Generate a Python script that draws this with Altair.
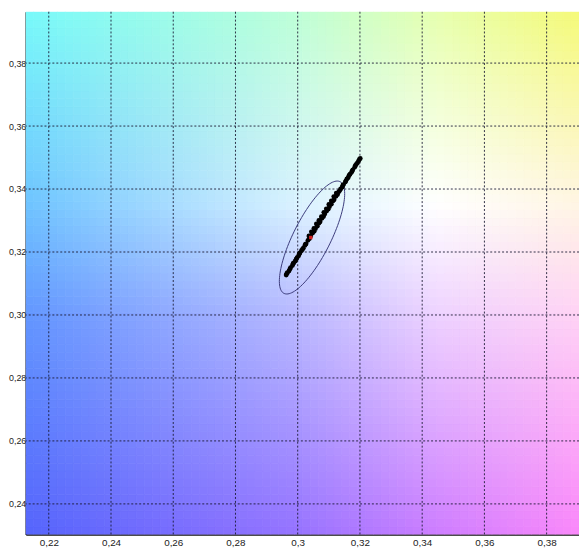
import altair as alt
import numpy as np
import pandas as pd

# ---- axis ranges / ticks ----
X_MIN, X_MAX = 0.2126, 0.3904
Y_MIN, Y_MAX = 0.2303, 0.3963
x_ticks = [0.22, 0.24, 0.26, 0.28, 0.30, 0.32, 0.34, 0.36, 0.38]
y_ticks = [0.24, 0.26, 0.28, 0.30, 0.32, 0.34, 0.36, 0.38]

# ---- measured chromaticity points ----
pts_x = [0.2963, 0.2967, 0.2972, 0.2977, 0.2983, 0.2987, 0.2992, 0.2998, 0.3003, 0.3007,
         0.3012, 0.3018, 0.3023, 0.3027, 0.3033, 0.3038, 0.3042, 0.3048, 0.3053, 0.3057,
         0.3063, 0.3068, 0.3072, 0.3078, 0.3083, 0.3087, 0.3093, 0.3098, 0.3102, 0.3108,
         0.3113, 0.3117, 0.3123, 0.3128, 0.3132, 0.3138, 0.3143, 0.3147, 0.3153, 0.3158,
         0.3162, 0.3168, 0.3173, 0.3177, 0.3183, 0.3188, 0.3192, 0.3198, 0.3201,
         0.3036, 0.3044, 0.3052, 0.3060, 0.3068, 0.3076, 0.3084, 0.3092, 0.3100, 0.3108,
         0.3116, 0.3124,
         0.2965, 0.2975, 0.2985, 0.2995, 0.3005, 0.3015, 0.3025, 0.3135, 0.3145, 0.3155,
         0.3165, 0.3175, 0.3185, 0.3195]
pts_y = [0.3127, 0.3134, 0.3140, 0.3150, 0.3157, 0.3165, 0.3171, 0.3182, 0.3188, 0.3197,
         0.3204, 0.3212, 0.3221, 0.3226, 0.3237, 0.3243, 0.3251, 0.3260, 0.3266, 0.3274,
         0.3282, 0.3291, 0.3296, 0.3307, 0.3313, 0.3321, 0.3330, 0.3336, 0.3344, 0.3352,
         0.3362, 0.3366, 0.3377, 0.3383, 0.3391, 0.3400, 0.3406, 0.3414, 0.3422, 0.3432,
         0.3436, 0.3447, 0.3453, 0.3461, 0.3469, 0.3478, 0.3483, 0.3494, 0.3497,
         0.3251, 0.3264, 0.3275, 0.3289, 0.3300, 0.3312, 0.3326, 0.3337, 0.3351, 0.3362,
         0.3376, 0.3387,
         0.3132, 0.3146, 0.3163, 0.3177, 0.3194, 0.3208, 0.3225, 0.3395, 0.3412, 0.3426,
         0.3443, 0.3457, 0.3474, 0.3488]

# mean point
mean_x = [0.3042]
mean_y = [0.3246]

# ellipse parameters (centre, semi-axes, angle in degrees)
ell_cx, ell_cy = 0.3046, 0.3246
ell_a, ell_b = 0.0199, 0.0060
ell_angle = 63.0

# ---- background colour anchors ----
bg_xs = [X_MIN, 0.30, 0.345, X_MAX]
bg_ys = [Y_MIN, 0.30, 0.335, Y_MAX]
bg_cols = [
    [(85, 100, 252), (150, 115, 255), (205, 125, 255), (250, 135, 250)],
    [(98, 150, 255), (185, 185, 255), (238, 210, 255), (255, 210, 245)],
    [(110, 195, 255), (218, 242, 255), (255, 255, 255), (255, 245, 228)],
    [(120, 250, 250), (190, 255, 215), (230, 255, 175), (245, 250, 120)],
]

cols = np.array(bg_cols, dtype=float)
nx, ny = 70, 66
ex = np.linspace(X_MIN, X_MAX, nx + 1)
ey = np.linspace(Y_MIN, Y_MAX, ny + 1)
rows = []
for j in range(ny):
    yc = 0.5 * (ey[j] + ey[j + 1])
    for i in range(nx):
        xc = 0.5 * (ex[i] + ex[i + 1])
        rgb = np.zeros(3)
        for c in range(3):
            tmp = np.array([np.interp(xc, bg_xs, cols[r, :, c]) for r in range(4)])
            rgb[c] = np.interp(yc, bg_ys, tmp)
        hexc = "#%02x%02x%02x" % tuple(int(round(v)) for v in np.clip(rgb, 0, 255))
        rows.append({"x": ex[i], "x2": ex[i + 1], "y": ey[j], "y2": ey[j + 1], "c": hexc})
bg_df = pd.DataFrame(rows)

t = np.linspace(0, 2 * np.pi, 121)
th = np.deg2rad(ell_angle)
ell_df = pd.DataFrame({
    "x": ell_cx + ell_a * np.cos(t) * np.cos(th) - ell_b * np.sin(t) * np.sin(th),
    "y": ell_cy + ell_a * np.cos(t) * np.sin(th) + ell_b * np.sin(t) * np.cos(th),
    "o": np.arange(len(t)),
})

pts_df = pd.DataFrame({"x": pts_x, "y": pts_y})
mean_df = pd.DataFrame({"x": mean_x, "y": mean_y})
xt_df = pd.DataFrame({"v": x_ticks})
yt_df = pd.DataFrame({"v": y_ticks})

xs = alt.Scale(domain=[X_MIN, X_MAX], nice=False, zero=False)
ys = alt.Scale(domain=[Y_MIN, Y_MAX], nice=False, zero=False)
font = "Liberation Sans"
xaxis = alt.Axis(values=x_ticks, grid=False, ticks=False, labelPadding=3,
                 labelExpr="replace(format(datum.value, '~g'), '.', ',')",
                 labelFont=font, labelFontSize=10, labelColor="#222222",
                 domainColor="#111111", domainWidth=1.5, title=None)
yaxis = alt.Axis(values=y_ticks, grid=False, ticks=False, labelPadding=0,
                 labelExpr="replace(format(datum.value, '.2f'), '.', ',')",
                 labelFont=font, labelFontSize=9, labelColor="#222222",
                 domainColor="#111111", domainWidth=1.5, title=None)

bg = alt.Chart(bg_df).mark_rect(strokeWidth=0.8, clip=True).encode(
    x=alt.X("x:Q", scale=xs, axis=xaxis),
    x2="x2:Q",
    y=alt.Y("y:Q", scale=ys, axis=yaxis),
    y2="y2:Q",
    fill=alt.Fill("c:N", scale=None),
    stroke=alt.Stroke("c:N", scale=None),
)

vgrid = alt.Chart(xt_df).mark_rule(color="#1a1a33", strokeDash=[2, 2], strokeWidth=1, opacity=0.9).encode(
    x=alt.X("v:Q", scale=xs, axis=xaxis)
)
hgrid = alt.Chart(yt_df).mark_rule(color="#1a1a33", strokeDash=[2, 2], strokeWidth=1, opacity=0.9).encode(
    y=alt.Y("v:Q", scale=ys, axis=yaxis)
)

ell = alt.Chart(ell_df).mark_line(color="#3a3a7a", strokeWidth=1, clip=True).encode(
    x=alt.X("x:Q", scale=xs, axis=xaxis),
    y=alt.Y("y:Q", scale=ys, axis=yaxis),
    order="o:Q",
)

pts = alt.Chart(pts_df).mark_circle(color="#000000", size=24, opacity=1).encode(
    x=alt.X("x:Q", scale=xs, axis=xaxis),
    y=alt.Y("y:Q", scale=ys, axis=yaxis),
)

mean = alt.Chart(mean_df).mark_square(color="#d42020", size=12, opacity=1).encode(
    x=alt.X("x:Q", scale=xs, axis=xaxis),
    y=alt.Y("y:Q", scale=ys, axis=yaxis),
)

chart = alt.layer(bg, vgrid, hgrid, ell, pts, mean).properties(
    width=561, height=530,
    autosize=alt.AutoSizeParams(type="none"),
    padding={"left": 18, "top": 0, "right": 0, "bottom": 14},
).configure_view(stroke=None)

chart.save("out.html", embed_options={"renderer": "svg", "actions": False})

----------------------------------------

→ **SHORT EXERCISE**:
Return the full material word for word. Do not include the pictures.

→ **EXERCISE RESULT**:
Generate a Python script that draws this with Altair.
import altair as alt
import numpy as np
import pandas as pd

# ---- axis ranges / ticks ----
X_MIN, X_MAX = 0.2126, 0.3904
Y_MIN, Y_MAX = 0.2303, 0.3963
x_ticks = [0.22, 0.24, 0.26, 0.28, 0.30, 0.32, 0.34, 0.36, 0.38]
y_ticks = [0.24, 0.26, 0.28, 0.30, 0.32, 0.34, 0.36, 0.38]

# ---- measured chromaticity points ----
pts_x = [0.2963, 0.2967, 0.2972, 0.2977, 0.2983, 0.2987, 0.2992, 0.2998, 0.3003, 0.3007,
         0.3012, 0.3018, 0.3023, 0.3027, 0.3033, 0.3038, 0.3042, 0.3048, 0.3053, 0.3057,
         0.3063, 0.3068, 0.3072, 0.3078, 0.3083, 0.3087, 0.3093, 0.3098, 0.3102, 0.3108,
         0.3113, 0.3117, 0.3123, 0.3128, 0.3132, 0.3138, 0.3143, 0.3147, 0.3153, 0.3158,
         0.3162, 0.3168, 0.3173, 0.3177, 0.3183, 0.3188, 0.3192, 0.3198, 0.3201,
         0.3036, 0.3044, 0.3052, 0.3060, 0.3068, 0.3076, 0.3084, 0.3092, 0.3100, 0.3108,
         0.3116, 0.3124,
         0.2965, 0.2975, 0.2985, 0.2995, 0.3005, 0.3015, 0.3025, 0.3135, 0.3145, 0.3155,
         0.3165, 0.3175, 0.3185, 0.3195]
pts_y = [0.3127, 0.3134, 0.3140, 0.3150, 0.3157, 0.3165, 0.3171, 0.3182, 0.3188, 0.3197,
         0.3204, 0.3212, 0.3221, 0.3226, 0.3237, 0.3243, 0.3251, 0.3260, 0.3266, 0.3274,
         0.3282, 0.3291, 0.3296, 0.3307, 0.3313, 0.3321, 0.3330, 0.3336, 0.3344, 0.3352,
         0.3362, 0.3366, 0.3377, 0.3383, 0.3391, 0.3400, 0.3406, 0.3414, 0.3422, 0.3432,
         0.3436, 0.3447, 0.3453, 0.3461, 0.3469, 0.3478, 0.3483, 0.3494, 0.3497,
         0.3251, 0.3264, 0.3275, 0.3289, 0.3300, 0.3312, 0.3326, 0.3337, 0.3351, 0.3362,
         0.3376, 0.3387,
         0.3132, 0.3146, 0.3163, 0.3177, 0.3194, 0.3208, 0.3225, 0.3395, 0.3412, 0.3426,
         0.3443, 0.3457, 0.3474, 0.3488]

# mean point
mean_x = [0.3042]
mean_y = [0.3246]

# ellipse parameters (centre, semi-axes, angle in degrees)
ell_cx, ell_cy = 0.3046, 0.3246
ell_a, ell_b = 0.0199, 0.0060
ell_angle = 63.0

# ---- background colour anchors ----
bg_xs = [X_MIN, 0.30, 0.345, X_MAX]
bg_ys = [Y_MIN, 0.30, 0.335, Y_MAX]
bg_cols = [
    [(85, 100, 252), (150, 115, 255), (205, 125, 255), (250, 135, 250)],
    [(98, 150, 255), (185, 185, 255), (238, 210, 255), (255, 210, 245)],
    [(110, 195, 255), (218, 242, 255), (255, 255, 255), (255, 245, 228)],
    [(120, 250, 250), (190, 255, 215), (230, 255, 175), (245, 250, 120)],
]

cols = np.array(bg_cols, dtype=float)
nx, ny = 70, 66
ex = np.linspace(X_MIN, X_MAX, nx + 1)
ey = np.linspace(Y_MIN, Y_MAX, ny + 1)
rows = []
for j in range(ny):
    yc = 0.5 * (ey[j] + ey[j + 1])
    for i in range(nx):
        xc = 0.5 * (ex[i] + ex[i + 1])
        rgb = np.zeros(3)
        for c in range(3):
            tmp = np.array([np.interp(xc, bg_xs, cols[r, :, c]) for r in range(4)])
            rgb[c] = np.interp(yc, bg_ys, tmp)
        hexc = "#%02x%02x%02x" % tuple(int(round(v)) for v in np.clip(rgb, 0, 255))
        rows.append({"x": ex[i], "x2": ex[i + 1], "y": ey[j], "y2": ey[j + 1], "c": hexc})
bg_df = pd.DataFrame(rows)

t = np.linspace(0, 2 * np.pi, 121)
th = np.deg2rad(ell_angle)
ell_df = pd.DataFrame({
    "x": ell_cx + ell_a * np.cos(t) * np.cos(th) - ell_b * np.sin(t) * np.sin(th),
    "y": ell_cy + ell_a * np.cos(t) * np.sin(th) + ell_b * np.sin(t) * np.cos(th),
    "o": np.arange(len(t)),
})

pts_df = pd.DataFrame({"x": pts_x, "y": pts_y})
mean_df = pd.DataFrame({"x": mean_x, "y": mean_y})
xt_df = pd.DataFrame({"v": x_ticks})
yt_df = pd.DataFrame({"v": y_ticks})

xs = alt.Scale(domain=[X_MIN, X_MAX], nice=False, zero=False)
ys = alt.Scale(domain=[Y_MIN, Y_MAX], nice=False, zero=False)
font = "Liberation Sans"
xaxis = alt.Axis(values=x_ticks, grid=False, ticks=False, labelPadding=3,
                 labelExpr="replace(format(datum.value, '~g'), '.', ',')",
                 labelFont=font, labelFontSize=10, labelColor="#222222",
                 domainColor="#111111", domainWidth=1.5, title=None)
yaxis = alt.Axis(values=y_ticks, grid=False, ticks=False, labelPadding=0,
                 labelExpr="replace(format(datum.value, '.2f'), '.', ',')",
                 labelFont=font, labelFontSize=9, labelColor="#222222",
                 domainColor="#111111", domainWidth=1.5, title=None)

bg = alt.Chart(bg_df).mark_rect(strokeWidth=0.8, clip=True).encode(
    x=alt.X("x:Q", scale=xs, axis=xaxis),
    x2="x2:Q",
    y=alt.Y("y:Q", scale=ys, axis=yaxis),
    y2="y2:Q",
    fill=alt.Fill("c:N", scale=None),
    stroke=alt.Stroke("c:N", scale=None),
)

vgrid = alt.Chart(xt_df).mark_rule(color="#1a1a33", strokeDash=[2, 2], strokeWidth=1, opacity=0.9).encode(
    x=alt.X("v:Q", scale=xs, axis=xaxis)
)
hgrid = alt.Chart(yt_df).mark_rule(color="#1a1a33", strokeDash=[2, 2], strokeWidth=1, opacity=0.9).encode(
    y=alt.Y("v:Q", scale=ys, axis=yaxis)
)

ell = alt.Chart(ell_df).mark_line(color="#3a3a7a", strokeWidth=1, clip=True).encode(
    x=alt.X("x:Q", scale=xs, axis=xaxis),
    y=alt.Y("y:Q", scale=ys, axis=yaxis),
    order="o:Q",
)

pts = alt.Chart(pts_df).mark_circle(color="#000000", size=24, opacity=1).encode(
    x=alt.X("x:Q", scale=xs, axis=xaxis),
    y=alt.Y("y:Q", scale=ys, axis=yaxis),
)

mean = alt.Chart(mean_df).mark_square(color="#d42020", size=12, opacity=1).encode(
    x=alt.X("x:Q", scale=xs, axis=xaxis),
    y=alt.Y("y:Q", scale=ys, axis=yaxis),
)

chart = alt.layer(bg, vgrid, hgrid, ell, pts, mean).properties(
    width=561, height=530,
    autosize=alt.AutoSizeParams(type="none"),
    padding={"left": 18, "top": 0, "right": 0, "bottom": 14},
).configure_view(stroke=None)

chart.save("out.html", embed_options={"renderer": "svg", "actions": False})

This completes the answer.